• Stated exercise:
Keep only those lines of the records that include the string "script".

(Plotting code records)
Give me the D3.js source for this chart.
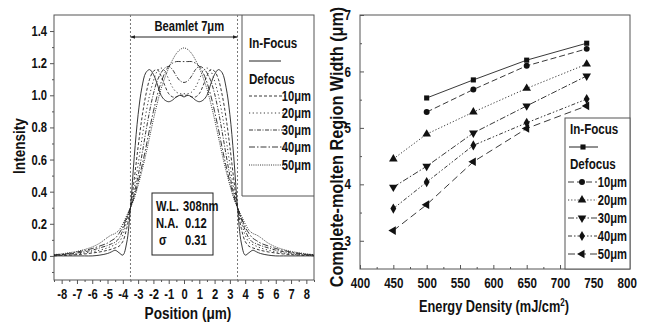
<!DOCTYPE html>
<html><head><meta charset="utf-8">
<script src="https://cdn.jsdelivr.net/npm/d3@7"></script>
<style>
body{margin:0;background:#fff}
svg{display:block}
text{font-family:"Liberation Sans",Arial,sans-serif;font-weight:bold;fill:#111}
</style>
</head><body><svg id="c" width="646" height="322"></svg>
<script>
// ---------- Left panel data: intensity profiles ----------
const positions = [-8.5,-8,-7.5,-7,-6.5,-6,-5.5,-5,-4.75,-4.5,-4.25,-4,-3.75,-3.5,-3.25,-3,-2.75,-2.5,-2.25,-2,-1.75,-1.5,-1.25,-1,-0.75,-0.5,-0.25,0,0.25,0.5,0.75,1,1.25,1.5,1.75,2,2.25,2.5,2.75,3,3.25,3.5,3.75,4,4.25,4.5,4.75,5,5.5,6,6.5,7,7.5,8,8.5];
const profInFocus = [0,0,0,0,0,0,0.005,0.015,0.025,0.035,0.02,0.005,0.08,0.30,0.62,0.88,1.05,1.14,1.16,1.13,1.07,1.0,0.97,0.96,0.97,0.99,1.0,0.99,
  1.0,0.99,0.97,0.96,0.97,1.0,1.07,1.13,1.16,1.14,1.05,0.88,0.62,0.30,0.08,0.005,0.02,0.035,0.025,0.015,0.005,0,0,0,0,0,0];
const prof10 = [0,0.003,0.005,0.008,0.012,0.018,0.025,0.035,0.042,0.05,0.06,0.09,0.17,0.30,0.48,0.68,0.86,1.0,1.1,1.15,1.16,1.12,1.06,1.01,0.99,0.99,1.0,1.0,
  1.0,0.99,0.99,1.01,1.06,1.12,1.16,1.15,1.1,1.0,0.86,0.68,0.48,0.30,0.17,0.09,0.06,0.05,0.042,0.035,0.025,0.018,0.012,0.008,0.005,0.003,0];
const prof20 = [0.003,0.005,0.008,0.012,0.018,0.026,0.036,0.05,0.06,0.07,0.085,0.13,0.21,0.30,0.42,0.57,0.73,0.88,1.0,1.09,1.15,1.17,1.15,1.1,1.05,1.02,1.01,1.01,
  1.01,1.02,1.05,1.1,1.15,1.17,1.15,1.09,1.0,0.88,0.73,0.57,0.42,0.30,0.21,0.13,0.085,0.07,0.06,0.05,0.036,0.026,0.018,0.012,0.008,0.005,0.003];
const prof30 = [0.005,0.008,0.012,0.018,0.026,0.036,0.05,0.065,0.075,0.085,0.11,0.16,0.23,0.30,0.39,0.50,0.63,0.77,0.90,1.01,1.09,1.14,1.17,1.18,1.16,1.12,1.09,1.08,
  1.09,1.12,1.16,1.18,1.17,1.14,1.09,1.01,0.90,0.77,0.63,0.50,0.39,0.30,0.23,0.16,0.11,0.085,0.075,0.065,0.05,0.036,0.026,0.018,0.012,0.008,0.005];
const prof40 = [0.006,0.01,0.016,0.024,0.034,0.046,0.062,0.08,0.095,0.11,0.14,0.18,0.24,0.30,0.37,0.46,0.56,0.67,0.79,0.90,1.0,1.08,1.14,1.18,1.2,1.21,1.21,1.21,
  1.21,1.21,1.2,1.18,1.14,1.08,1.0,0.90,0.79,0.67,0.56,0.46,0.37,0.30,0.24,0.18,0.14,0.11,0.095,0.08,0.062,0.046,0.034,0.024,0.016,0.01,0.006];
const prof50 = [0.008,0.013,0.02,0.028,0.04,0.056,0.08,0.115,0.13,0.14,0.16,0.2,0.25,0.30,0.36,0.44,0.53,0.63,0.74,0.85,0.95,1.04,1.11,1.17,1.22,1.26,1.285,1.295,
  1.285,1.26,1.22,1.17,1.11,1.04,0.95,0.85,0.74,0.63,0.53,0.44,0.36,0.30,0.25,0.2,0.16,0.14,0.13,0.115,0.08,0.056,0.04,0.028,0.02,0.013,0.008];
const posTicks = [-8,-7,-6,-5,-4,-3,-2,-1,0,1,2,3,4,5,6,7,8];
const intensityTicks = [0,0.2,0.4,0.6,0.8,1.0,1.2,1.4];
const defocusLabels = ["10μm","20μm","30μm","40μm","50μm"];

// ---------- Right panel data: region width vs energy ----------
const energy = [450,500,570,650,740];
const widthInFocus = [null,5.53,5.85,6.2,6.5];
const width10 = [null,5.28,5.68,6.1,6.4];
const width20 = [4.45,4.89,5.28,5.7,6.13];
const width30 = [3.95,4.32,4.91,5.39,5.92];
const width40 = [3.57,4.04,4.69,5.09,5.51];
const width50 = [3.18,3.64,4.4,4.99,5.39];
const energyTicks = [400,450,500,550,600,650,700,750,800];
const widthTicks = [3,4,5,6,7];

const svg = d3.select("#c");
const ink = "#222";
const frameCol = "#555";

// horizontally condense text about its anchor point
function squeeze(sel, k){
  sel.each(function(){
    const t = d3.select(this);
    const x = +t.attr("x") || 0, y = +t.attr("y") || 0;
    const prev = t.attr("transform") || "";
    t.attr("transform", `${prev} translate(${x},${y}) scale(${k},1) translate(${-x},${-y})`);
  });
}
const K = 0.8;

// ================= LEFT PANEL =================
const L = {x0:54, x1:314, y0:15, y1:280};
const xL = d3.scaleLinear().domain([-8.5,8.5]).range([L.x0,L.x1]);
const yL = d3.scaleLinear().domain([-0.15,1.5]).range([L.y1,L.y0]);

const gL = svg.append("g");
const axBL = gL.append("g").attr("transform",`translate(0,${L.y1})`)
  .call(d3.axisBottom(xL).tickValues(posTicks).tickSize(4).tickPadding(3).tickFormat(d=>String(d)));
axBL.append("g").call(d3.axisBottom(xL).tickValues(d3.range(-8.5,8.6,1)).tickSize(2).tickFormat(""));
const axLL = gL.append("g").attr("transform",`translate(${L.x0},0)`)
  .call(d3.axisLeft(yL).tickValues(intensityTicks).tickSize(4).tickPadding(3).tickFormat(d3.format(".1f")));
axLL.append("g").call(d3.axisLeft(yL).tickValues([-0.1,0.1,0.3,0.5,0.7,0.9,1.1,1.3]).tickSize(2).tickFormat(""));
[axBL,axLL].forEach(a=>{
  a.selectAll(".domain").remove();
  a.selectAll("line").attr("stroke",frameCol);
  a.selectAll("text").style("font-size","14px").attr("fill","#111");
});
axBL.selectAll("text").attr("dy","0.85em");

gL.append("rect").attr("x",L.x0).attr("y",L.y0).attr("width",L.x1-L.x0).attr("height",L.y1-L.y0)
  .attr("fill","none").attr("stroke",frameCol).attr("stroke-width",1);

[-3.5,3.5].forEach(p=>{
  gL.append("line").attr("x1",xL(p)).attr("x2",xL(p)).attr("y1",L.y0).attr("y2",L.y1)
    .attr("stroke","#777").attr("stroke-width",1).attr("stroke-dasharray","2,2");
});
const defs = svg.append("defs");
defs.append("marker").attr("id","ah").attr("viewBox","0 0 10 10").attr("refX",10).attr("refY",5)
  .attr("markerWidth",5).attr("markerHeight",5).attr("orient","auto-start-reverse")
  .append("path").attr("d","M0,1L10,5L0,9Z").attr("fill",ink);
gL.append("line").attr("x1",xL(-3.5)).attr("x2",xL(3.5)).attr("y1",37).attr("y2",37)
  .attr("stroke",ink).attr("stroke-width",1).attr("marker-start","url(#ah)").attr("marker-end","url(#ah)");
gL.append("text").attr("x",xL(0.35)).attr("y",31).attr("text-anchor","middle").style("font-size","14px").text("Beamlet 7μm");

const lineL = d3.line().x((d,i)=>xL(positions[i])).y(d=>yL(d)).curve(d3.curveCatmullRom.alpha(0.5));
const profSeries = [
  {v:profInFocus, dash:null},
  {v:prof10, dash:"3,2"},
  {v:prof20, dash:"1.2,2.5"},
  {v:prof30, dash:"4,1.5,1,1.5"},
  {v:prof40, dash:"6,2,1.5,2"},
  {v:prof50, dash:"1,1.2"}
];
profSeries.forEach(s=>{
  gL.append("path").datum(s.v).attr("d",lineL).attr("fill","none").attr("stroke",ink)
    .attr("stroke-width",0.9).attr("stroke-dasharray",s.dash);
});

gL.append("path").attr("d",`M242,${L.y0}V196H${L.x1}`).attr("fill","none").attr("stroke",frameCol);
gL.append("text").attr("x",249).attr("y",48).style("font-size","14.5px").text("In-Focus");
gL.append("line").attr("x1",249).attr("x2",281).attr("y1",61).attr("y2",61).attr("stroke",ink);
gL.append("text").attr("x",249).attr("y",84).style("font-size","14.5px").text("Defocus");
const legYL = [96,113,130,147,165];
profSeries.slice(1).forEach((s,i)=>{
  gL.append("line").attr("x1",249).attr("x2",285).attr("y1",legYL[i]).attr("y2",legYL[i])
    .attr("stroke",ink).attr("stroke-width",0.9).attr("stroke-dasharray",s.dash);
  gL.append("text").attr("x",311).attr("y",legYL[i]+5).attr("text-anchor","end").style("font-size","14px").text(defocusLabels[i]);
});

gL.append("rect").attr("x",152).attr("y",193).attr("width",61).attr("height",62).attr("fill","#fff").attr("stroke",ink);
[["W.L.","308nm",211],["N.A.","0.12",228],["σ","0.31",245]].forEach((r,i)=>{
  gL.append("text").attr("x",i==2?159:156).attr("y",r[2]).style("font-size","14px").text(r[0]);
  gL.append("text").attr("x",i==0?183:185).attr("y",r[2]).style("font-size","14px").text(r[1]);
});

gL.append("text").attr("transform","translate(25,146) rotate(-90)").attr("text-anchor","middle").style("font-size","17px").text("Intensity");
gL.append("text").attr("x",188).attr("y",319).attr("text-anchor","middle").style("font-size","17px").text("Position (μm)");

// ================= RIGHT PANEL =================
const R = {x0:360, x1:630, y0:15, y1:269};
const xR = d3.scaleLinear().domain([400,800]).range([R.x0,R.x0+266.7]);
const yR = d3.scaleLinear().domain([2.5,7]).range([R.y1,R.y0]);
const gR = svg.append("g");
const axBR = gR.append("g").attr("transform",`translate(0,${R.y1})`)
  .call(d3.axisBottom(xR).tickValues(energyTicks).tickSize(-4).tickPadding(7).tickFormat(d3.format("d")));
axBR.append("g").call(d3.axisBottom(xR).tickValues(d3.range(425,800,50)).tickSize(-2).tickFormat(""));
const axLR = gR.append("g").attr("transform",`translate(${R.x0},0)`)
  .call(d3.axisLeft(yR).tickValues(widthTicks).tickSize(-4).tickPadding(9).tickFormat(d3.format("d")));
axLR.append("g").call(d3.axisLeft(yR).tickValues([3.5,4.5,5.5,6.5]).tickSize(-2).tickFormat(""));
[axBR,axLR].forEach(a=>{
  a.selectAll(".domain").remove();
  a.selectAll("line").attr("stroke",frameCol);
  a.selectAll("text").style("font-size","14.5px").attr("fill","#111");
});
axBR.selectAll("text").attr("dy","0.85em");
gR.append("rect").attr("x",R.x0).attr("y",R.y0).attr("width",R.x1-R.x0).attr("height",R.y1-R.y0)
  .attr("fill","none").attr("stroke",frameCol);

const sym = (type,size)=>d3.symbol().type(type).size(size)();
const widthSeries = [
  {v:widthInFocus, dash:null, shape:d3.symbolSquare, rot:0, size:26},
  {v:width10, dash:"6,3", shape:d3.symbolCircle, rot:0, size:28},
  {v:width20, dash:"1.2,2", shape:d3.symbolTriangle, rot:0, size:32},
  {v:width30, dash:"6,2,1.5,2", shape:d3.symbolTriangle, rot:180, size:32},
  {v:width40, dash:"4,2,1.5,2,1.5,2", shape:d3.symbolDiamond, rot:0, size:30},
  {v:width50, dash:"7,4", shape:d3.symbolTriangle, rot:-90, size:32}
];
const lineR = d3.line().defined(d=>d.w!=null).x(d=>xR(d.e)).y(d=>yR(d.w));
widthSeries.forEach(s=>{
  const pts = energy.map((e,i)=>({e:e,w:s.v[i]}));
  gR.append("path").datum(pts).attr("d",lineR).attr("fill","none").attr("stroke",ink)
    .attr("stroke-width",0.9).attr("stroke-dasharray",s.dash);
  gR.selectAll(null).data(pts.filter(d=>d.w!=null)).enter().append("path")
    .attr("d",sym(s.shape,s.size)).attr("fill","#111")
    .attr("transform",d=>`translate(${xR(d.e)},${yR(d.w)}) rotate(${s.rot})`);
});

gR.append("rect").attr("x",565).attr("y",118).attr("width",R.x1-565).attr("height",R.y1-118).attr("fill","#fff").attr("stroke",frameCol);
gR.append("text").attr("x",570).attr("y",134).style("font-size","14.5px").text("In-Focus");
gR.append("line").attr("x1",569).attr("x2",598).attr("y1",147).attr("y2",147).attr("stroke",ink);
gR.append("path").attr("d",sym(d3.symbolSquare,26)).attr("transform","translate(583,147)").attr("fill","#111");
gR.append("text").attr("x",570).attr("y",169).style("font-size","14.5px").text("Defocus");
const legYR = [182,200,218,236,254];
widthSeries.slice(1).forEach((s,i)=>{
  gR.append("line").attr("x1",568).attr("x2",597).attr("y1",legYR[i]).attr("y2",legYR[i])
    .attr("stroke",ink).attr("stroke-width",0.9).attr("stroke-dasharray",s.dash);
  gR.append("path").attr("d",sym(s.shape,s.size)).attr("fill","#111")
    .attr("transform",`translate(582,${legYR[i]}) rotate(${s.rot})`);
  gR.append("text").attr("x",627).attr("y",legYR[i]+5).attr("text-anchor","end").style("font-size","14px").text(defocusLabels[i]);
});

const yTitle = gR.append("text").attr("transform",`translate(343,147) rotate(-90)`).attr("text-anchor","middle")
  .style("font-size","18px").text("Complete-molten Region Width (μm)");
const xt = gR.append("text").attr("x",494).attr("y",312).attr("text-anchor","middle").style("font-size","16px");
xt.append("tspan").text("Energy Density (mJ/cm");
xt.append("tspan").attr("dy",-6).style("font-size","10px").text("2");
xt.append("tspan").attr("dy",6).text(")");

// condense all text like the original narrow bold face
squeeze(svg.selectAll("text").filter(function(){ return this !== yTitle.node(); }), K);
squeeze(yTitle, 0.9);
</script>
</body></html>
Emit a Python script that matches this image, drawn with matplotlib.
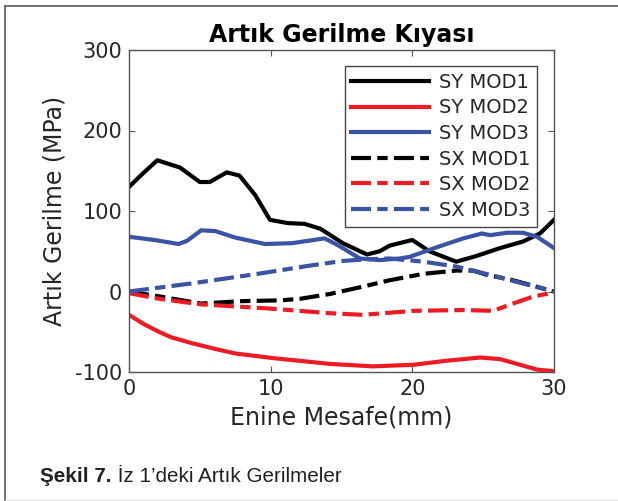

• Finished task:
<script src="https://cdn.jsdelivr.net/npm/d3@7"></script>
<script>
</script>
Emit a Python script that matches this image, drawn with matplotlib.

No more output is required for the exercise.